::: Data block

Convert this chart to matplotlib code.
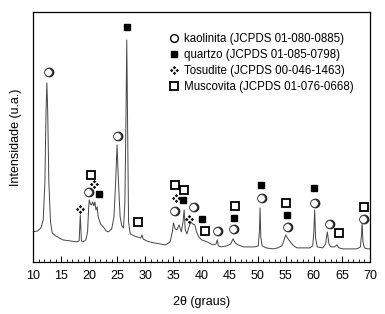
import matplotlib
matplotlib.use("Agg")
import matplotlib.pyplot as plt
from matplotlib.path import Path
from matplotlib.lines import Line2D
from matplotlib.transforms import offset_copy

plt.rcParams["font.family"] = ["Liberation Sans", "DejaVu Sans"]

# XRD pattern (2theta in degrees, intensity in arbitrary units)
two_theta = [10.0, 10.8, 11.4, 11.8, 12.1, 12.3, 12.45, 12.6, 12.8, 13.1, 13.4, 14.0, 15.3, 16.5,
             17.8, 18.2, 18.4, 18.6, 18.9, 19.4, 19.7, 19.9, 20.0, 20.2, 20.4, 20.6, 20.8, 21.0,
             21.2, 21.4, 21.6, 22.0, 22.5, 23.0, 23.4, 24.0, 24.4, 24.7, 24.95, 25.2, 25.5, 25.8,
             26.1, 26.35, 26.55, 26.68, 26.85, 27.0, 27.3, 28.0, 28.5, 29.2, 29.4, 29.6, 30.2, 30.8,
             31.5, 32.6, 33.5, 33.9, 34.4, 34.8, 35.0, 35.3, 35.6, 36.0, 36.4, 36.7, 36.9, 37.1,
             37.4, 37.7, 38.1, 38.4, 38.8, 39.1, 39.5, 40.0, 41.0, 42.0, 42.6, 42.8, 43.0, 43.5,
             44.5, 45.2, 45.6, 46.0, 46.5, 47.5, 48.5, 49.5, 50.1, 50.3, 50.42, 50.55, 50.8, 51.5,
             52.7, 53.6, 54.3, 54.7, 55.0, 55.3, 55.8, 56.4, 57.0, 58.0, 59.3, 59.8, 60.0, 60.15,
             60.3, 60.6, 61.6, 62.1, 62.4, 62.7, 63.0, 63.7, 64.1, 64.5, 65.2, 66.5, 67.7, 68.3,
             68.5, 68.6, 68.75, 69.0, 69.6, 70.0]
intensity = [30, 31, 34, 42, 80, 150, 179, 150, 80, 40, 29, 26, 22, 21,
             20, 21, 47, 21, 20, 22, 30, 55, 62, 58, 57, 60, 56, 60,
             52, 55, 45, 38, 35, 31, 30, 33, 45, 80, 117, 80, 45, 36,
             34, 60, 150, 222, 120, 40, 28, 26, 25, 24, 27, 23, 21, 20,
             19, 18, 17, 18, 20, 30, 39, 33, 32, 37, 30, 40, 52, 32,
             28, 34, 40, 38, 37, 30, 25, 22, 20, 17, 18, 22, 16, 15,
             16, 18, 23, 19, 17, 15, 15, 15, 16, 30, 54, 25, 16, 14,
             13, 14, 16, 22, 27, 24, 20, 16, 14, 14, 14, 16, 30, 52,
             24, 15, 14, 18, 30, 18, 15, 15, 17, 14, 13, 13, 13, 15,
             28, 39, 20, 14, 13, 13]

# phase markers (2theta, height)
kaol_x = [12.67, 24.95, 19.8, 35.1, 38.5, 42.8, 45.6, 50.6, 55.2, 60.0, 62.7, 68.75]
kaol_y = [190, 126, 70, 51, 55, 31, 33, 64, 35, 59, 38, 43]
quartz_x = [26.7, 21.75, 36.7, 40.1, 45.8, 50.6, 55.2, 60.0]
quartz_y = [235, 68, 62, 43, 44, 77, 47, 74]
tosud_x = [18.4, 20.9, 35.5, 37.8]
tosud_y = [53, 78, 64, 43]
musc_x = [20.3, 28.7, 35.3, 36.9, 40.6, 46.0, 55.0, 64.5, 68.9]
musc_y = [87, 40, 77, 72, 31, 56, 59, 29, 55]

labels = ["kaolinita (JCPDS 01-080-0885)", "quartzo (JCPDS 01-085-0798)",
          "Tosudite (JCPDS 00-046-1463)", "Muscovita (JCPDS 01-076-0668)"]

# four-diamond marker for tosudite
verts, codes = [], []
h = 0.34
for cx, cy in [(0, 0.55), (0.55, 0), (0, -0.55), (-0.55, 0)]:
    verts += [(cx, cy + h), (cx + h, cy), (cx, cy - h), (cx - h, cy), (cx, cy + h)]
    codes += [Path.MOVETO, Path.LINETO, Path.LINETO, Path.LINETO, Path.CLOSEPOLY]
tosud_marker = Path(verts, codes)

fig = plt.figure(figsize=(3.85, 3.14), dpi=100)
ax = fig.add_axes([0.086, 0.166, 0.875, 0.796])

ax.plot(two_theta, intensity, color="#444444", lw=0.7)

# shaded circles: dark shadow behind a white disc
shadow = offset_copy(ax.transData, fig=fig, x=0.7, y=-0.5, units="dots")
ax.plot(kaol_x, kaol_y, "o", ms=6.0, mfc="#222222", mec="#222222", transform=shadow, zorder=3)
ax.plot(kaol_x, kaol_y, "o", ms=5.6, mfc="white", mec="#333333", mew=0.6, zorder=4)
ax.plot(quartz_x, quartz_y, "s", ms=4.6, color="black", zorder=4)
ax.plot(tosud_x, tosud_y, ls="none", marker=tosud_marker, ms=6.5, mew=0, color="black", zorder=4)
ax.plot(musc_x, musc_y, "s", ms=6, mfc="white", mec="black", mew=1.3, zorder=4)

handles = [
    Line2D([], [], ls="none", marker="o", ms=5.6, mfc="white", mec="black", mew=1.0),
    Line2D([], [], ls="none", marker="s", ms=4.6, color="black"),
    Line2D([], [], ls="none", marker=tosud_marker, ms=6.5, mew=0, color="black"),
    Line2D([], [], ls="none", marker="s", ms=6, mfc="white", mec="black", mew=1.3),
]
ax.legend(handles, labels, loc="upper right", frameon=False, fontsize=8.3,
          handlelength=0.7, handletextpad=0.45, labelspacing=0.33,
          borderaxespad=0.0, borderpad=0.0, bbox_to_anchor=(0.95, 0.915))

ax.set_xlim(10, 70)
ax.set_ylim(0, 250)
ax.set_xticks(range(10, 71, 5))
ax.set_xticks(range(10, 71, 1), minor=True)
ax.set_yticks([])
ax.tick_params(axis="x", which="major", direction="in", length=4, width=0.7, labelsize=9, pad=6)
ax.tick_params(axis="x", which="minor", direction="in", length=2.5, width=0.6)
for s in ax.spines.values():
    s.set_linewidth(0.9)

ax.set_xlabel("2θ (graus)", fontsize=9, labelpad=10)
ax.set_ylabel("Intensidade (u.a.)", fontsize=9, labelpad=8)

fig.savefig("out.png", dpi=100)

::::::

◆ **Aim of the exercise**:
Search the preceding listing for the word "matplotlib" and pull out every line that holds it.

◆ **Result of the exercise**:
Convert this chart to matplotlib code.
import matplotlib
matplotlib.use("Agg")
import matplotlib.pyplot as plt
from matplotlib.path import Path
from matplotlib.lines import Line2D
from matplotlib.transforms import offset_copy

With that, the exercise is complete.